Serves: makes about 12 muffins
- 140 grams/5 ounces unsalted butter
- 150 grams/7 ounces caster sugar
- 60 grams/2.5 ounces black treacle (molasses)
- 60 grams/2.5 ounces golden syrup (or equal parts molasses & corn syrup – see notes below)
- 2 eggs & 2 egg yolks
- a walnut-sized piece of fresh ginger, grated
- 75 to 100 grams crystallised ginger, chopped
- 300 grams/10.5 ounces plain flour
- 4 teaspoons ground ginger
- 1 teaspoon ground nutmeg
- 2 teaspoons baking powder
- 1 teaspoon salt
- 240 ml/8.5 fluid ounces warmed milk
- 2 tablespoons butter
- 3 tablespoons milk (or cream for a richer frosting!)
- 110 grams/3.9 ounces (about half a cup) brown sugar
- 130 grams/4.5 ounces (about a cup) confectioner’s/icing sugar
- ½ teaspoon vanilla extract
- ½ teaspoon salt
- Sugar decorations of your choice (optional)
- Preheat the oven to 190C/375F. Line a muffin tin (12 holes) with muffin cases and set aside.
- Cream together the butter and sugar with a handheld whisk until light and fluffy, then whisk in the treacle/molasses, golden syrup (or equivalent – see notes) and eggs & egg yolks until well mixed.

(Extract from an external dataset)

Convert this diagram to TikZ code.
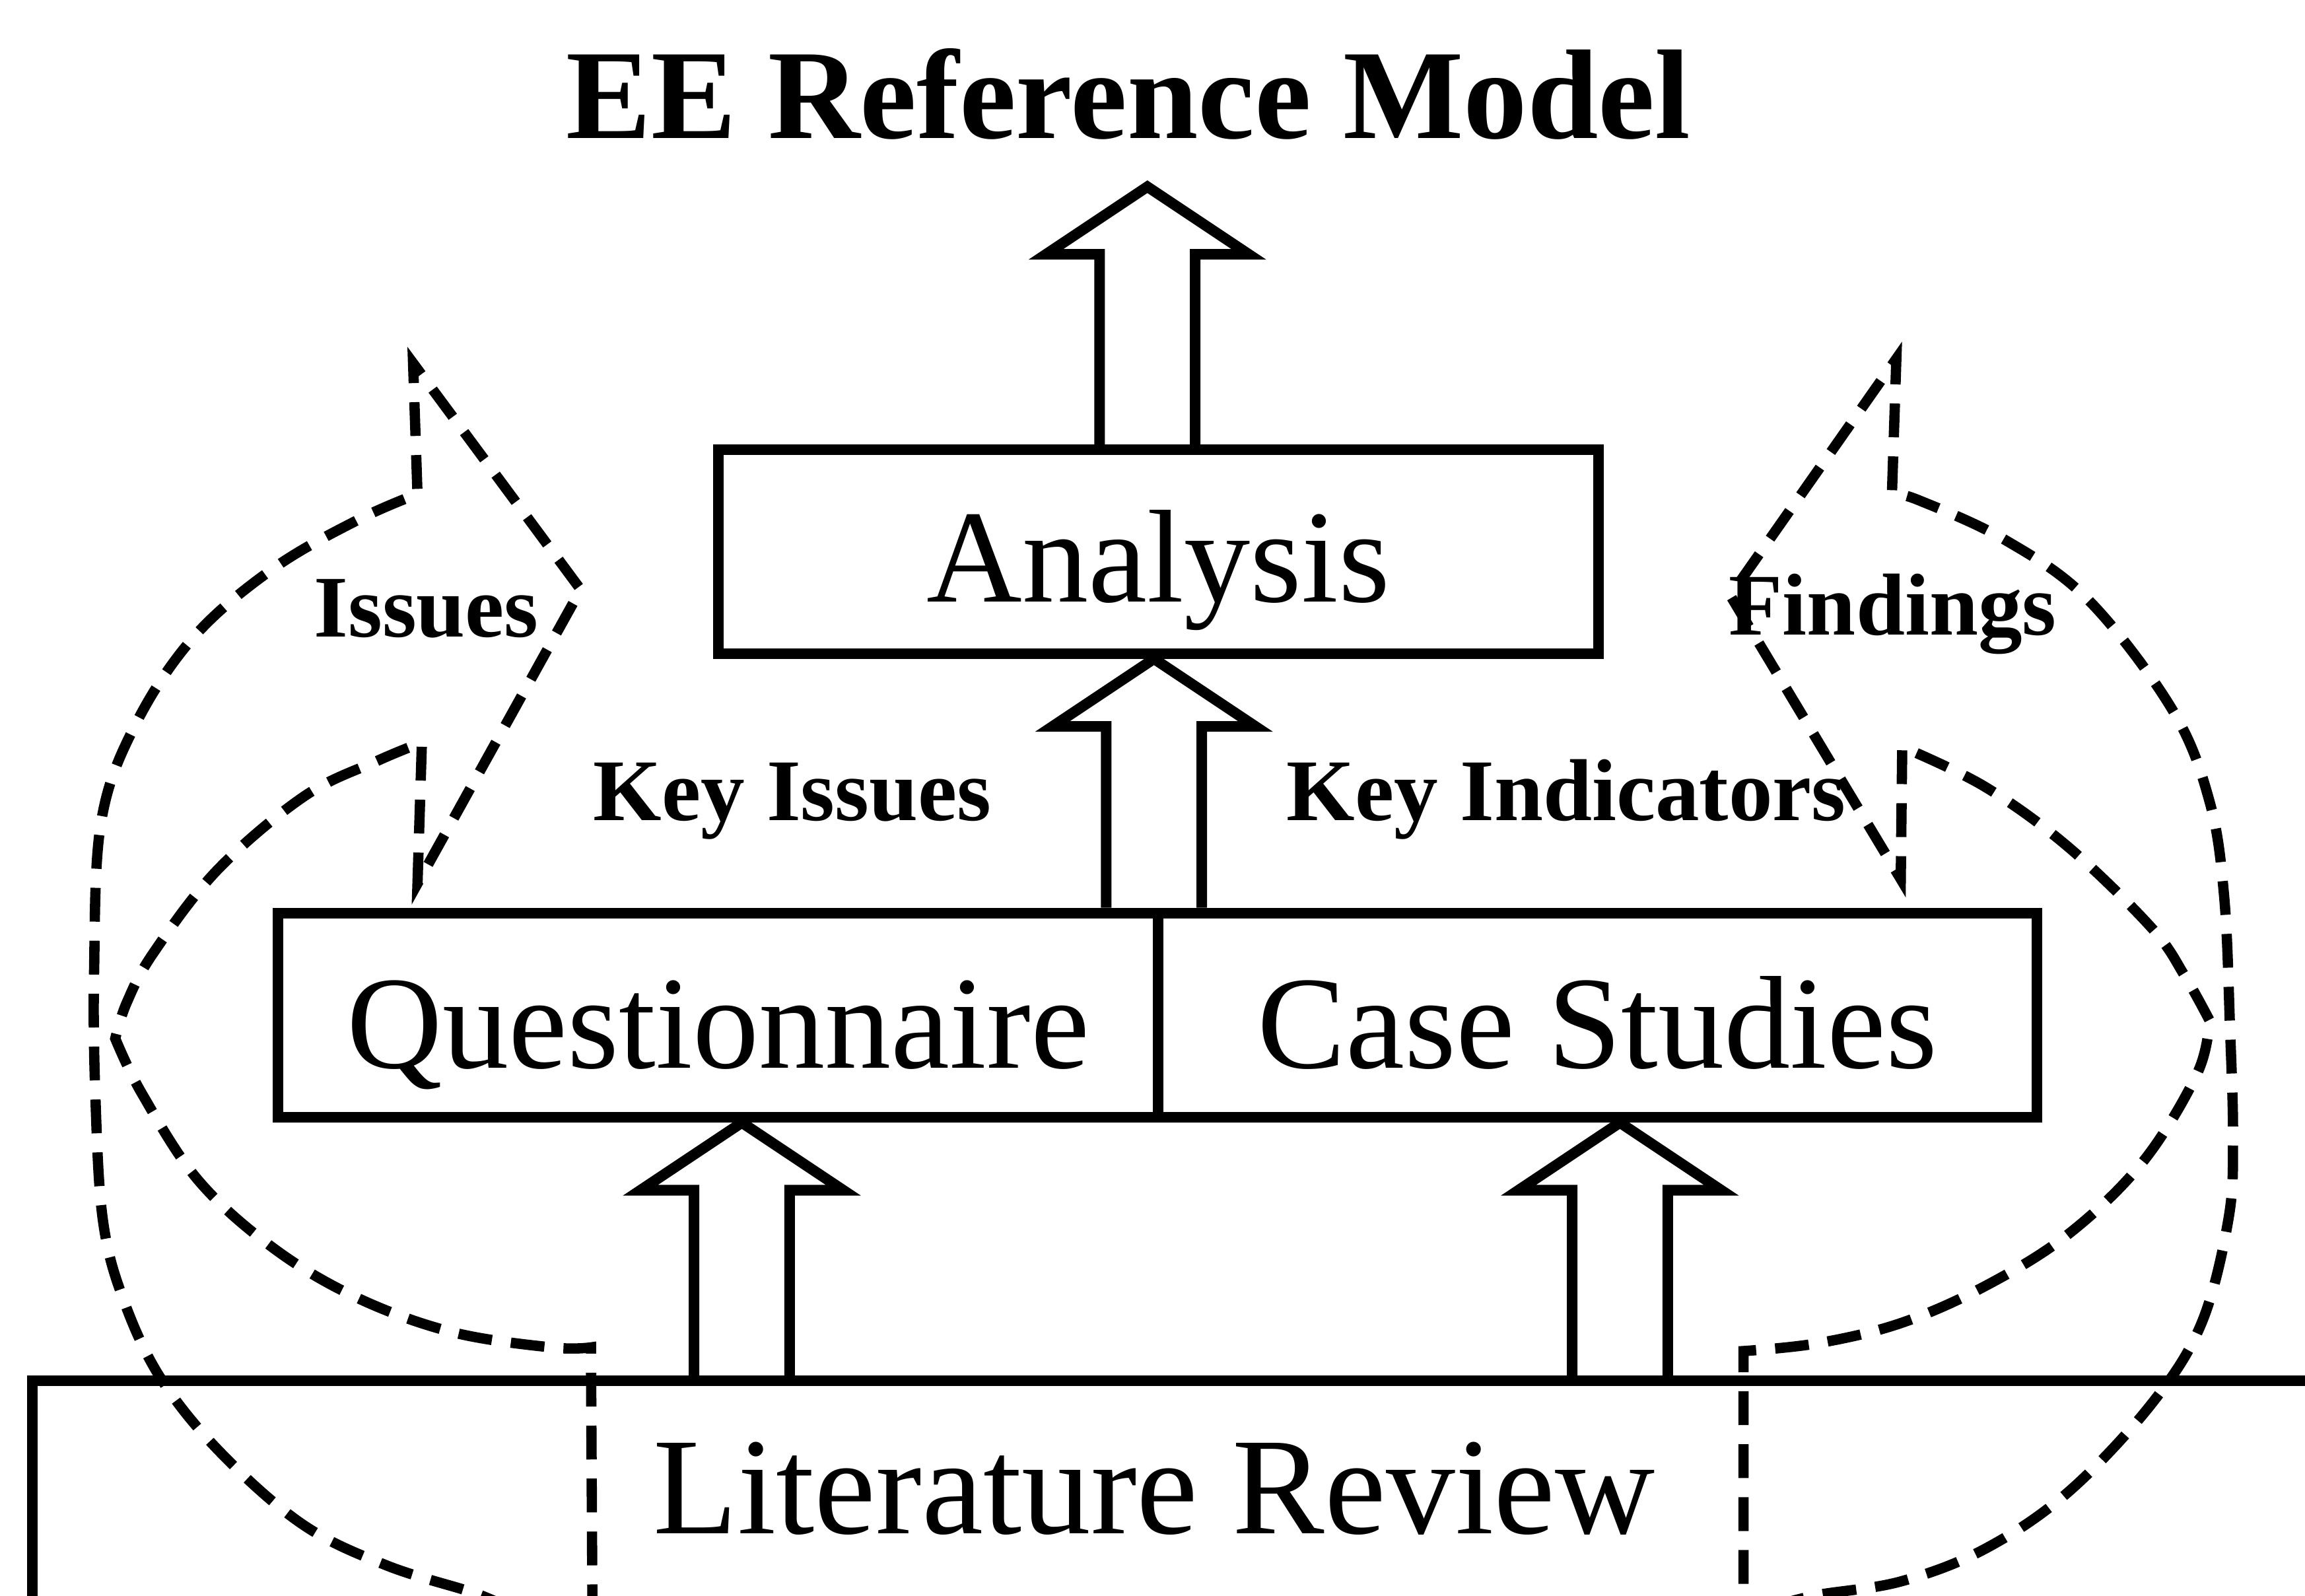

Stir in the grated fresh ginger and chopped crystallised ginger.
- Mix together the flour, ground ginger, nutmeg, baking powder and salt in a medium bowl. Add half of these dry ingredients to the wet mixture and mix together, then add half of the milk followed by the rest of the dry ingredients and the rest of the milk. Mix everything together well (but don’t overmix).

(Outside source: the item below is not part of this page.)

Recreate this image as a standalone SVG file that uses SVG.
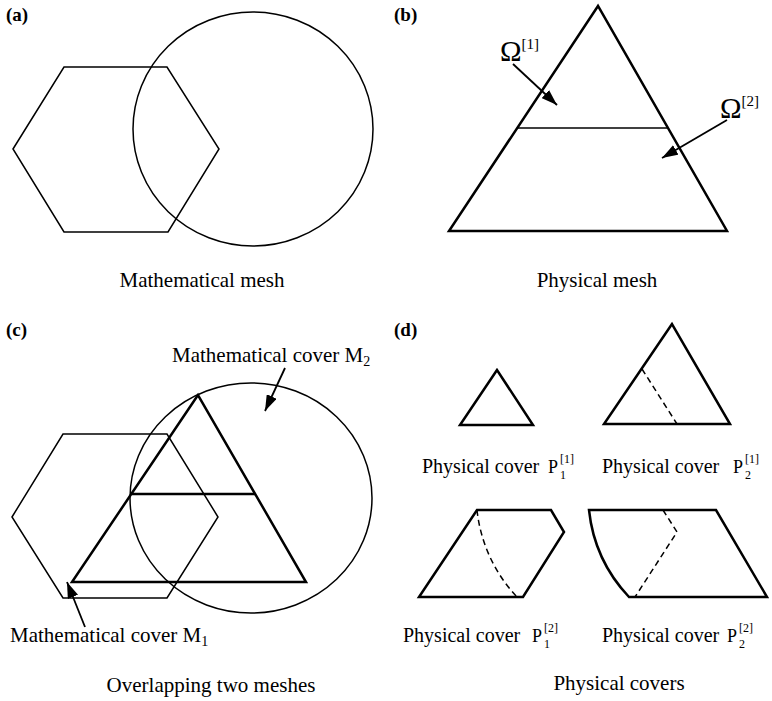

- Spoon the mixture into the muffin cases (I used a small ladle as the mixture is quite runny. You can fill them quite full – just leave at least a cm or so at the top) then bake for about 20 minutes or until the muffins are well risen and firm on top.
- Cool the muffins on a cooling rack. Meanwhile, make the frosting. In a small pan over medium heat, melt the butter, then add the milk/cream and sugar and let it all bubble quite vigorously for about a minute. Take off the heat, then slowly add the icing sugar.
- If the frosting is a little too thick, add a tiny bit more milk. If it’s a little too thin, add a bit more icing sugar. Finally, stir in the vanilla extract and salt.
- Dollop about a teaspoon or so of frosting onto each muffin and, if you like, decorate with sugar decorations.
Golden syrup is made by a company called Lyles in the UK. If you can’t find it where you are (sometimes you can find it in specialist food stores or foreign food sections in supermarkets abroad) then you can substitute with half molasses and half corn syrup.
I appreciate that some of you may find it difficult to find crystallised ginger (it’s common here in the UK, especially close to Christmas). If you do, add in a little extra grated fresh ginger instead.
If you would like to add some sugar decorations at the end, make sure you add them pretty quickly. The frosting sets pretty fast!